Muerte melancólica por partida doble: la del hombre, uruguayo, 78 años cumplidos. Y la muerte, gradual, cada vez más cerca de ser absoluta, de la canción latinoamericanista, de la canción-protesta. Murió Daniel Viglietti (1939-2017).
Ni el compositor más prolífico, ni el letrista más original, ni el cantante más expresivo; la obra de Viglietti es, como el título de su álbum en vivo de 1984, aquel que grabó al regreso de su exilio en Francia: Trabajo de hormiga. Un trabajador, entonces −guitarra en mano. Parte de un horizonte de sentido que pudo imaginar un continente cultural, Latinoamérica, contra toda probabilidad, por primera vez desde la música. Un horizonte ahora tan poco visible que parece anacrónico. Para darse una idea, Víctor Jara nació apenas siete años antes que Viglietti, aunque parezca que el chileno, el hombre de la muerte injusta, murió hace siglos. Los 44 años que han pasado desde su asesinato han roto en pedazos ese imaginario, lo han alejado tanto de nosotros que, efectivamente, la distancia hasta sus proclamas parece inconmensurable. Es el abismo de una época.

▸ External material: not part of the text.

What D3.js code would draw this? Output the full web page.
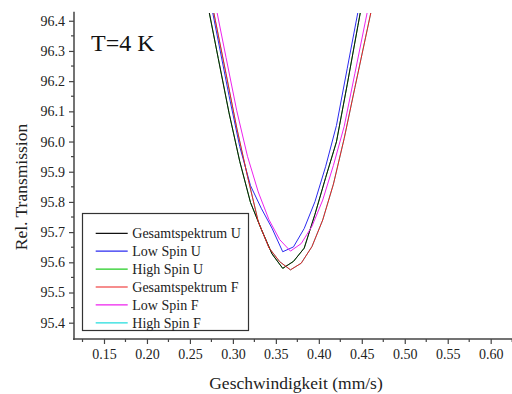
<!DOCTYPE html>
<html>
<head>
<meta charset="utf-8">
<script src="https://cdn.jsdelivr.net/npm/d3@7"></script>
<style>
  body { margin: 0; background: #fff; }
  svg { display: block; font-family: "Liberation Serif", "Times New Roman", serif; }
</style>
</head>
<body>
<div id="visual-container"></div>
<script>
// velocity grids (mm/s) of the two spectra
const gridU = [0.258, 0.2705, 0.283, 0.2955, 0.308, 0.3205, 0.333, 0.3455, 0.358, 0.3705, 0.383, 0.3955, 0.408, 0.4205, 0.433, 0.4455, 0.458]
const gridF = [0.2545, 0.267, 0.2795, 0.292, 0.3045, 0.317, 0.3295, 0.342, 0.3545, 0.367, 0.3795, 0.392, 0.4045, 0.417, 0.4295, 0.442, 0.4545, 0.467]

// relative transmission (%)
const gesamtU = [96.637, 96.456, 96.275, 96.095, 95.934, 95.798, 95.710, 95.628, 95.580, 95.603, 95.647, 95.759, 95.881, 95.999, 96.188, 96.384, 96.577]
const lowSpinU = [96.694, 96.513, 96.333, 96.152, 95.983, 95.854, 95.779, 95.713, 95.635, 95.651, 95.712, 95.801, 95.918, 96.053, 96.241, 96.429, 96.618]
const highSpinU = [96.637, 96.456, 96.275, 96.095, 95.934, 95.798, 95.710, 95.628, 95.580, 95.603, 95.647, 95.759, 95.881, 95.999, 96.188, 96.384, 96.577]
const gesamtF = [96.761, 96.582, 96.402, 96.225, 96.045, 95.885, 95.735, 95.648, 95.602, 95.575, 95.597, 95.652, 95.740, 95.859, 96.010, 96.179, 96.346, 96.513]
const lowSpinF = [96.814, 96.637, 96.457, 96.279, 96.102, 95.951, 95.833, 95.741, 95.675, 95.637, 95.662, 95.719, 95.806, 95.921, 96.050, 96.226, 96.402, 96.578]
const highSpinF = [96.761, 96.582, 96.402, 96.225, 96.045, 95.885, 95.735, 95.648, 95.602, 95.575, 95.597, 95.652, 95.740, 95.859, 96.010, 96.179, 96.346, 96.513]

const xTicks = [0.15, 0.20, 0.25, 0.30, 0.35, 0.40, 0.45, 0.50, 0.55, 0.60]
const yTicks = [95.4, 95.5, 95.6, 95.7, 95.8, 95.9, 96.0, 96.1, 96.2, 96.3, 96.4]

const series = [
    { name: 'Gesamtspektrum U', x: gridU, y: gesamtU, color: '#111111' },
    { name: 'Low Spin U', x: gridU, y: lowSpinU, color: '#2b2bf0' },
    { name: 'High Spin U', x: gridU, y: highSpinU, color: '#22cc22' },
    { name: 'Gesamtspektrum F', x: gridF, y: gesamtF, color: '#ee1c1c' },
    { name: 'Low Spin F', x: gridF, y: lowSpinF, color: '#ee22ee' },
    { name: 'High Spin F', x: gridF, y: highSpinF, color: '#22dddd' }
]
// hidden-under curves go first
const drawOrder = [2, 5, 0, 1, 3, 4]

const width = 512
const height = 394
const margin = { top: 11.7, right: 0, bottom: 55, left: 74 }
const axisColor = '#444'

const svg = d3.select('#visual-container')
    .append('svg')
    .attr('width', width)
    .attr('height', height)

const xScale = d3.scaleLinear()
    .domain([0.1151, 0.6248])
    .range([margin.left, width - margin.right])

const yScale = d3.scaleLinear()
    .domain([95.346, 96.43])
    .range([height - margin.bottom, margin.top])

svg.append('clipPath')
    .attr('id', 'plot-clip')
    .append('rect')
    .attr('x', margin.left)
    .attr('y', margin.top + 1.3)
    .attr('width', width - margin.left - margin.right)
    .attr('height', height - margin.bottom - margin.top - 1.3)

const line = d3.line()
    .x(d => xScale(d[0]))
    .y(d => yScale(d[1]))

const curves = svg.append('g').attr('clip-path', 'url(#plot-clip)')
drawOrder.forEach(i => {
    const s = series[i]
    curves.append('path')
        .datum(d3.zip(s.x, s.y))
        .attr('fill', 'none')
        .attr('stroke', s.color)
        .attr('stroke-width', 1)
        .attr('d', line)
})

// x axis: major + minor ticks
const xMinor = d3.range(0.125, 0.63, 0.05)
const xAxis = svg.append('g')
    .attr('transform', `translate(0,${height - margin.bottom})`)
xAxis.append('line')
    .attr('x1', margin.left - 1).attr('x2', width)
    .attr('stroke', axisColor).attr('stroke-width', 1.5)
xAxis.selectAll('.minor').data(xMinor).enter().append('line')
    .attr('x1', d => xScale(d)).attr('x2', d => xScale(d))
    .attr('y2', 3)
    .attr('stroke', axisColor).attr('stroke-width', 1.2)
xAxis.call(d3.axisBottom(xScale).tickValues(xTicks).tickFormat(d3.format('.2f')).tickSize(5).tickSizeOuter(0))
xAxis.select('.domain').remove()
xAxis.selectAll('.tick line').attr('stroke', axisColor).attr('stroke-width', 1.2)
xAxis.selectAll('.tick text')
    .attr('y', 10)
    .attr('font-family', '"Liberation Serif", "Times New Roman", serif')
    .attr('font-size', 14)
    .attr('fill', '#222')

// y axis
const yMinor = d3.range(95.45, 96.42, 0.1)
const yAxis = svg.append('g')
    .attr('transform', `translate(${margin.left},0)`)
yAxis.append('line')
    .attr('y1', margin.top).attr('y2', height - margin.bottom + 1)
    .attr('stroke', axisColor).attr('stroke-width', 1.5)
yAxis.selectAll('.minor').data(yMinor).enter().append('line')
    .attr('y1', d => yScale(d)).attr('y2', d => yScale(d))
    .attr('x2', -3)
    .attr('stroke', axisColor).attr('stroke-width', 1.2)
yAxis.call(d3.axisLeft(yScale).tickValues(yTicks).tickFormat(d3.format('.1f')).tickSize(5).tickSizeOuter(0))
yAxis.select('.domain').remove()
yAxis.selectAll('.tick line').attr('stroke', axisColor).attr('stroke-width', 1.2)
yAxis.selectAll('.tick text')
    .attr('x', -9)
    .attr('font-family', '"Liberation Serif", "Times New Roman", serif')
    .attr('font-size', 14)
    .attr('fill', '#222')

// axis titles
svg.append('text')
    .attr('x', 296)
    .attr('y', 389)
    .attr('text-anchor', 'middle')
    .attr('font-size', 17.5)
    .attr('fill', '#222')
    .text('Geschwindigkeit (mm/s)')

svg.append('text')
    .attr('transform', 'translate(27,187) rotate(-90)')
    .attr('text-anchor', 'middle')
    .attr('font-size', 17.5)
    .attr('fill', '#222')
    .text('Rel. Transmission')

svg.append('text')
    .attr('x', 91)
    .attr('y', 51)
    .attr('font-size', 24)
    .attr('fill', '#111')
    .text('T=4 K')

// legend
const legend = svg.append('g')
legend.append('rect')
    .attr('x', 82.5).attr('y', 213.5)
    .attr('width', 166).attr('height', 117)
    .attr('fill', '#fff')
    .attr('stroke', '#333').attr('stroke-width', 1.2)
const entry = legend.selectAll('.entry').data(series).enter().append('g')
    .attr('transform', (d, i) => `translate(0,${233.3 + i * 17.9})`)
entry.append('line')
    .attr('x1', 95.7).attr('x2', 127.7)
    .attr('stroke', d => d.color).attr('stroke-width', 1.2)
entry.append('text')
    .attr('x', 132.3)
    .attr('y', 5)
    .attr('font-size', 14)
    .attr('fill', '#222')
    .text(d => d.name)
</script>
</body>
</html>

¿No era Viglietti el que cantaba, en 1968, «Dale tu mano al indio / dale que te hará bien»? ¿Quién podría escribir versos tan condescendientes actualmente sin avergonzarse? Y, sin embargo, trabajo de hormiga, esas ideas materializaban, colocaban un ladrillo más en la casa del imaginario latinoamericanista. Es decir, eran perfectamente coherentes con su horizonte, es decir, ayudaban. Viglietti: compositor orgánico.

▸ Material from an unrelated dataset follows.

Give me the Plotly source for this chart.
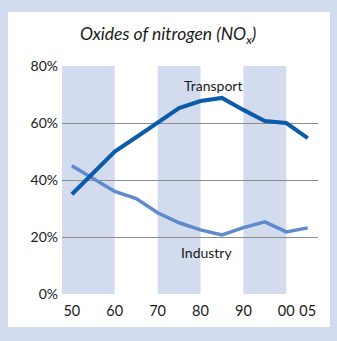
import plotly.graph_objects as go

years = [1950, 1955, 1960, 1965, 1970, 1975, 1980, 1985, 1990, 1995, 2000, 2005]
transport = [35, 42.5, 50, 55, 60, 65.2, 67.7, 68.8, 64.6, 60.7, 60, 54.7]
industry = [45, 40.5, 36, 33.5, 28.5, 25, 22.5, 20.7, 23.3, 25.3, 21.8, 23.2]
tick_years = [1950, 1960, 1970, 1980, 1990, 2000, 2005]
tick_labels = ["50", "60", "70", "80", "90", "00", "05"]
y_ticks = [0, 20, 40, 60, 80]
y_labels = ["0%", "20%", "40%", "60%", "80%"]
bands = [(1947.7, 1960), (1970, 1980), (1990, 2000)]

FRAME = "#d3dcef"
BAND = "#d3dcef"
FONT = "Lato"

fig = go.Figure()
fig.add_trace(go.Scatter(x=years, y=industry, mode="lines",
                         line=dict(color="#5f8acb", width=3.5), hoverinfo="skip"))
fig.add_trace(go.Scatter(x=years, y=transport, mode="lines",
                         line=dict(color="#0b5bab", width=4), hoverinfo="skip"))

shapes = [dict(type="rect", xref="paper", yref="paper",
               x0=(8 - 62) / 256, x1=(330 - 62) / 256,
               y0=(294 - 327) / 228, y1=(294 - 12) / 228,
               fillcolor="white", line=dict(width=0), layer="below")]
for a, b in bands:
    shapes.append(dict(type="rect", xref="x", yref="y", x0=a, x1=b, y0=0, y1=80,
                       fillcolor=BAND, line=dict(width=0), layer="below"))

fig.update_layout(
    width=337, height=341,
    margin=dict(l=62, r=19, t=66, b=47),
    paper_bgcolor=FRAME, plot_bgcolor="rgba(0,0,0,0)",
    showlegend=False,
    shapes=shapes,
    font=dict(family=FONT, color="#1a1a1a", size=14),
    xaxis=dict(range=[1947.7, 2007.4], tickvals=tick_years, ticktext=tick_labels,
               showgrid=False, zeroline=False, showline=False, ticks="",
               ticklabelstandoff=6,
               tickfont=dict(size=14.5), fixedrange=True),
    yaxis=dict(range=[0, 80], tickvals=y_ticks, ticktext=y_labels,
               showgrid=True, gridcolor="#8c8c8c", gridwidth=1,
               zeroline=False, showline=False, ticks="", ticklen=0,
               ticklabelstandoff=3,
               tickfont=dict(size=14), fixedrange=True),
    annotations=[
        dict(text="<i>Oxides of nitrogen (NO<sub>x</sub>)</i>", xref="paper", yref="paper",
             x=(168 - 62) / 256, y=(294 - 35) / 228, showarrow=False,
             font=dict(size=17.5, family=FONT), xanchor="center", yanchor="middle"),
        dict(text="Transport", x=1982.9, y=73, xref="x", yref="y", showarrow=False,
             font=dict(size=14), xanchor="center", yanchor="middle"),
        dict(text="Industry", x=1981.5, y=14.4, xref="x", yref="y", showarrow=False,
             font=dict(size=14), xanchor="center", yanchor="middle"),
    ],
)

fig.write_html("out.html")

Fue el propio Jara el que extendió la obra de Viglietti más allá de las fronteras uruguayas: en el excelente Pongo en tus manos abiertas (1969) interpretó “Camilo Torres” (también llamada “Cruz de luz”), el homenaje al sacerdote-guerrillero colombiano, y “A desalambrar”, que desde entonces se convertiría en un himno de las izquierdas latinoamericanas. Su letra, comunista de raigambre campesina, resume perfectamente el ethos la obra de Viglietti: ceder en ambigüedad poética para ganar en concreción programática. Con Jara, las canciones de Viglietti, además de internarse en un territorio más complejo (un territorio donde cabía una sensibilidad, ahora sí, poética como la de “Te recuerdo Amanda”), ganaban en expresividad y en emotividad. Por eso, y no sólo por el trágico final de Jara, esas versiones han perdurado.
Mal haríamos, sin embargo, en estrechar tanto la consideración de la obra de Viglietti: su primer disco, Canciones folklóricas y seis impresiones para canto y guitarra (1963), es un interesante intento de explorar los campos del folklore desde un terreno de formalidad clásica, producto de su educación más temprana (hay que escuchar un tema como “Cantaliso en un bar”, del disco de 1971 Canciones chuecas, para notar que ese cruce folclórico-clásico sobrevuela varias etapas de su carrera).
Dicha exploración, no obstante, carece de la vitalidad que apenas un lustro más adelante −ya en un pleno proceso de politización tras su participación en el Primer Encuentro Internacional de la Canción Protesta, celebrado en La Habana, en 1967− mostraría en sus dos álbumes más célebres, tal vez los mejores: Canciones para mi América y Canciones para el hombre nuevo, ambos publicados en 1968. En este último, además de adoptar enteramente la noción del hombre nuevo, proveniente en este contexto, naturalmente, del Che Guevara («lo nuevo se conquista», afirma en “Anaclara”, tema de Por ellos canto, su álbum de 1984), articulaba un potente mosaico de poemas de Nicolás Guillén, Líber Falco, Rafael Alberti, Federico García Lorca y César Vallejo (además de interpretar “Duerme negrito”, como tantos en aquella época), junto a varias de sus canciones más conocidas.
Es una excelente manera de recordarlo, en su amplitud más deseante, en su politización más fértil. Hombre nuevo −subjetividad de época−, ahora muerto, en 2017. Se muere, decíamos, un poco más, una perspectiva del tiempo.